Vaaranam Aayiram: The Romanticisation Of Life We All Deserve

Gautham Vasudev Menon pulled off his own version of 'Boyhood' through the 2008 film
Vaaranam Aayiram: The Romanticisation Of Life We All Deserve

Vaaranam Aayiram came in like a fresh breeze when Tamil cinema was witnessing a clutter of formulaic masala potboilers with Thirupachi and/or Ghilli structure, loud family dramas and love stories with age-old tropes. Vaaranam Aaiyram stood tall even among those new wave paradigm shifts heralded by Ameer, Mysskin, Sasikumar, Cheran, Balaji Shaktivel and Vasanthabalan that came in during the time. These films with their raw treatment, neo-native setting and tragic ending found an audience among the super appreciative Tamil audience. When this formula was about to get reinforced as the hotcake in Tamil cinema, Gautham Vasudev Menon marked his second collaboration with Surya through this inimitable quintessential classic.

Even though the film gets categorised as a drama, I find it difficult to assign a specific genre to the film because of the way the screenplay is structured. Vaaranam Aayiram has everything that happens in a person's life, a major portion of which is taken from GVM's life, as mentioned by the director himself. While in most cases, it is one single conflict that drives a film forward to finally reach the climatic resolution, Vaaranam Aayiram stands apart for the way GVM plugs multiple conflicts at different intervals. This is analogous to our own lives in the way we keep battling hurdles one after the other. The screenplay is so contained that it becomes a beautiful concoction of conflicts: the conflict of an unfinished mission, the conflict of growing up, the conflict of studies, love, money, loss and the conflict of reinventing yourself. This makes Vaaranam Aayiram a poetic romanticisation of life and its stages.

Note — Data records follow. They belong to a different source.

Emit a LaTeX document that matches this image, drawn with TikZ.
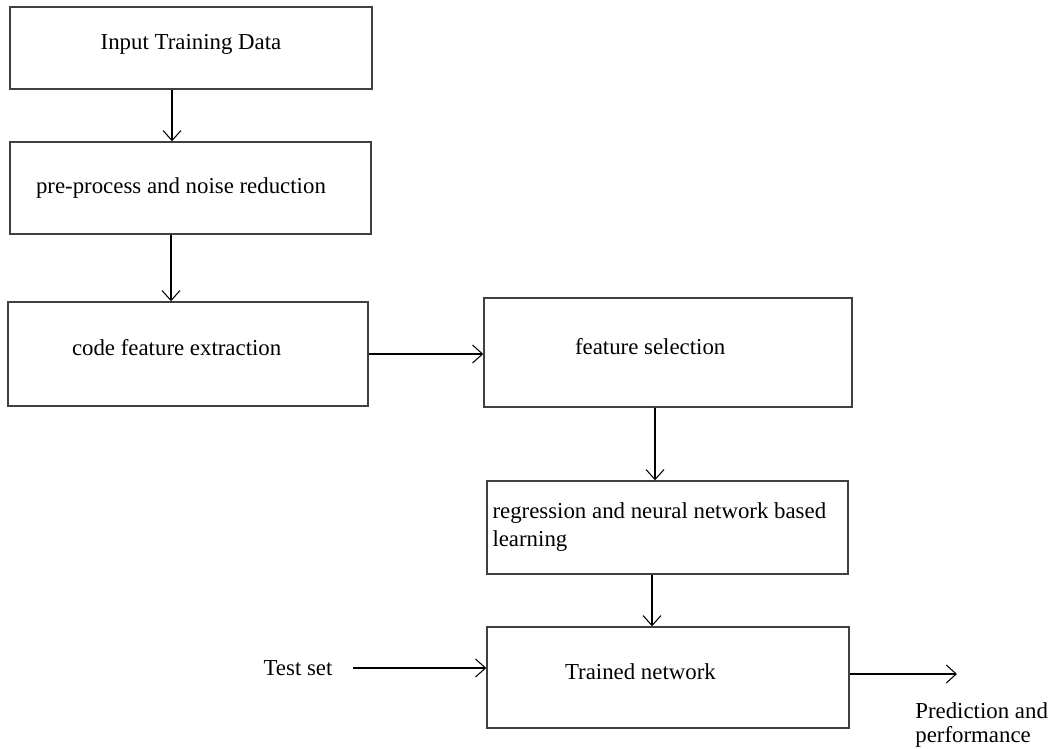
\documentclass[tikz,border=0pt]{standalone}
\usepackage{fontspec}
\setmainfont{Liberation Serif}
\usetikzlibrary{arrows.meta}

\begin{document}
\begin{tikzpicture}[font=\fontsize{13}{15.9}\selectfont,
		box/.style={draw=black!75, line width=0.8pt, align=flush left},
		up/.style={text height=0.35cm, text depth=0.29cm},
		flow/.style={line width=0.6pt, -{Straight Barb[length=2mm, width=3.6mm]}}]
		% \draw[help lines] (0,0) grid (21,-15);
		\useasboundingbox (0,0) rectangle (21.04,-14.98);

		% left column
		\node[box, up, minimum width=7.24cm, minimum height=1.64cm] (input) at (3.82,-0.96) {Input Training Data};
		\node[box, text width=6.18cm, inner xsep=0.52cm, minimum height=1.84cm] (prep) at (3.81,-3.76) {pre-process and noise reduction};
		\node[box, up, text width=4.64cm, inner xsep=1.28cm, minimum height=2.08cm] (extract) at (3.76,-7.08) {code feature extraction};

		% right column
		\node[box, up, text width=3.72cm, inner xsep=1.82cm, minimum height=2.18cm] (select) at (13.36,-7.05) {feature selection};
		\node[box, text width=7.0cm, inner xsep=0.11cm, minimum height=1.86cm] (learn) at (13.35,-10.55) {regression and neural network based\\learning};
		\node[box, up, text width=4.12cm, inner xsep=1.56cm, minimum height=2.02cm] (trained) at (13.36,-13.55) {Trained network};

		\node[inner sep=0] (test) at (5.96,-13.36) {Test set};
		\node[inner sep=0, anchor=west, align=flush left, font=\fontsize{13}{13.7}\selectfont] (pred) at (18.30,-14.50) {Prediction and\\performance};
		\coordinate (tin) at ([xshift=0.4cm]test.east);
		\coordinate (out) at (19.14,-13.48);

		\draw[flow] ([xshift=-0.38cm]input.south) -- ([xshift=-0.38cm]input.south |- prep.north);
		\draw[flow] ([xshift=-0.39cm]prep.south) -- ([xshift=-0.39cm]prep.south |- extract.north);
		\draw[flow] (extract.east) -- (extract.east -| select.west);
		\draw[flow] ([xshift=-0.26cm]select.south) -- ([xshift=-0.26cm]select.south |- learn.north);
		\draw[flow] ([xshift=-0.31cm]learn.south) -- ([xshift=-0.31cm]learn.south |- trained.north);
		\draw[flow] (tin) -- (tin -| trained.west);
		\draw[flow] (trained.east |- out) -- (out);
	\end{tikzpicture}
\end{document}
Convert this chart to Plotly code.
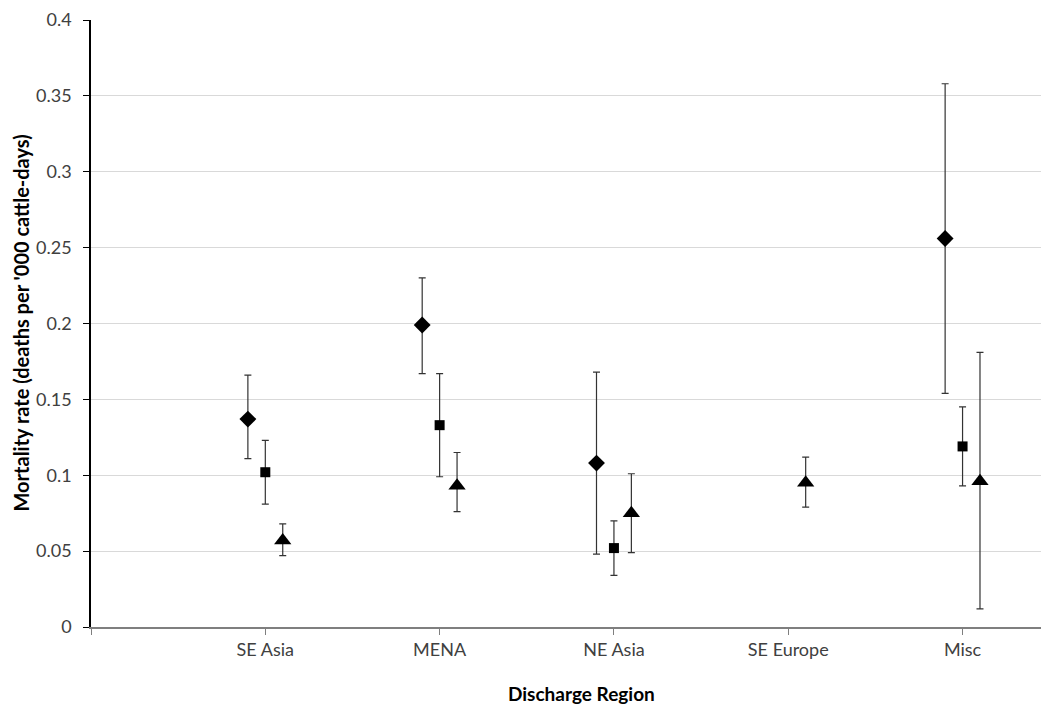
import plotly.graph_objects as go

regions = ["SE Asia", "MENA", "NE Asia", "SE Europe", "Misc"]

# Series 1 (diamonds)
s1_value = [0.137, 0.199, 0.108, None, 0.256]
s1_upper = [0.166, 0.230, 0.168, None, 0.358]
s1_lower = [0.111, 0.167, 0.048, None, 0.154]

# Series 2 (squares)
s2_value = [0.102, 0.133, 0.052, None, 0.119]
s2_upper = [0.123, 0.167, 0.070, None, 0.145]
s2_lower = [0.081, 0.099, 0.034, None, 0.093]

# Series 3 (triangles)
s3_value = [0.057, 0.093, 0.075, 0.095, 0.096]
s3_upper = [0.068, 0.115, 0.101, 0.112, 0.181]
s3_lower = [0.047, 0.076, 0.049, 0.079, 0.012]

y_ticks = [0, 0.05, 0.1, 0.15, 0.2, 0.25, 0.3, 0.35, 0.4]

FONT = "Lato"
series = [
    ("Series 1", s1_value, s1_upper, s1_lower, "diamond", 13, -0.1),
    ("Series 2", s2_value, s2_upper, s2_lower, "square", 10, 0.0),
    ("Series 3", s3_value, s3_upper, s3_lower, "triangle-up", 15, 0.1),
]

fig = go.Figure()
for name, vals, up, lo, sym, size, off in series:
    xs, ys, ep, em = [], [], [], []
    for i, v in enumerate(vals):
        if v is None:
            continue
        xs.append(i + 1 + off)
        ys.append(v)
        ep.append(up[i] - v)
        em.append(v - lo[i])
    fig.add_trace(go.Scatter(
        x=xs, y=ys, mode="markers", name=name, showlegend=False,
        marker=dict(symbol=sym, size=size, color="black"),
        error_y=dict(type="data", symmetric=False, array=ep, arrayminus=em,
                     color="#333333", thickness=1.2, width=3.5),
    ))

fig.update_layout(
    width=1044, height=706,
    margin=dict(l=91, r=3, t=20, b=79),
    paper_bgcolor="white", plot_bgcolor="white",
    font=dict(family=FONT, color="#404040", size=18),
    xaxis=dict(
        range=[0, 5.45],
        tickvals=[0, 1, 2, 3, 4, 5],
        ticktext=[""] + regions,
        showgrid=False, zeroline=False,
        showline=True, linecolor="#7f7f7f", linewidth=1.5,
        ticks="outside", ticklen=6, tickcolor="#7f7f7f",
        tickfont=dict(size=18, family=FONT, color="#404040"),
    ),
    yaxis=dict(
        range=[0, 0.4],
        tickvals=y_ticks,
        ticktext=[f"{v:g}" for v in y_ticks],
        showgrid=True, gridcolor="#d9d9d9", gridwidth=1,
        zeroline=False,
        showline=True, linecolor="black", linewidth=1.5,
        ticks="outside", ticklen=6, tickcolor="black",
        tickfont=dict(size=18, family=FONT, color="#404040"),
        ticklabelstandoff=8,
    ),
    annotations=[
        dict(text="<b>Discharge Region</b>", xref="paper", yref="paper",
             x=(581 - 91) / (1044 - 91 - 3), y=-(693 - 627) / (627 - 20),
             xanchor="center", yanchor="middle", showarrow=False,
             font=dict(size=19, family=FONT, color="black")),
        dict(text="<b>Mortality rate (deaths per '000 cattle-days)</b>",
             xref="paper", yref="paper",
             x=-(91 - 20) / (1044 - 91 - 3), y=0.5, textangle=-90,
             xanchor="center", yanchor="middle", showarrow=False,
             font=dict(size=20, family=FONT, color="black")),
    ],
)

fig.write_html("out.html")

The film sparkles with authenticity since it comes right from the maker's heart. Irrespective of how small it is, every single frame and every single dialogue has a soul. GVM took inspiration from Forrest Gump and the tragedy of his father's death had a major influence on him while writing. Apart from Forrest Gump, I found an occasional, uncanny resemblance to Tim Burton's Bigfish, another personal favourite. To make a film that chronicles life without an explicit 'story' is the biggest risk an Indian filmmaker can take considering the low probability of its ability to convince an audience, who is alien to such structure, that this is also what a film can look like. The only contemporaries that follow a feebly similar pattern are Autograph (2004), Attakathi (2012) and Premam (2015) but all three of the films concentrate on the protagonist's love life at different stages. Considering the huge canvas and multi-conflict narrative, GVM pulled off his own version of 'Boyhood', something we thought would be possible only by a Mani Ratnam. And that's the reason Vaaranam Aayiram remains to be one of its kind.

The film was high on the nostalgia factor. Be it the shoes (Forrest Gump inspired) that kid Surya wears while he walks along the road adorned with dry brown leaves, the Wrangler jeans which he sports during his school days, the blue and yellow striped collared t-shirt seen in the song "Yethi Yethi", Surya's hairstyles at different stages, the books stacked in Surya's room or the shot portraying Surya reading his dad's letters. All of them glimmered with relatability. Even the college portion which occupied only 3 minutes of the film's runtime is filled with life. Surya has to improve the family's financial condition and take care of his dad's deteriorating health before pursuing his love, a cinematic scenario uncommon for the escapist in all of us. We empathised with the slow degradation of Surya into a drug addict. We envisioned our own friendships when Krishnan and Malini supported Surya during his breakdown and withdrawal. We felt uplifted when Surya decided to travel and find what was within him. I don't want to mention how huge an inspiration the film was to the youth back then to either take up guitar and/or hit the gym.

I was done with my first semester of engineering when the film got released in 2008. Missing the film in cinemas remains one of my biggest regrets in life. Although I follow Tamil cinema, I rarely watched it in theatres back then. I ended up watching a bad-quality print of the film online a week before Mumbai terror attacks. But what I got was a bucketful of dopamine kicks because of the cultural resonance in the film. Funnily, I had read somewhere that the film was apparently a horror one and was expecting a twist in the film that in no way looked like a horror flick as it progressed.

One cannot talk about the film without mentioning its soulful music, what I consider Harris Jayaraj's career-best album, and the outstanding performance of the cast. I had the whole album on my Nokia N73 downloaded from a major mp3 download platform of those times and used to listen to it even before the release of the film. This liking turned into an eternal love after watching the film. Surya single-handedly shouldered the film with a stellar performance, again, what I consider his career-best. Sameera's beauty was a revelation. The character relationships showed unique dynamics, something that we've seen only in Mani Ratnam's characters.

Vaaranam Aayiram truly hit us like a thunderbolt.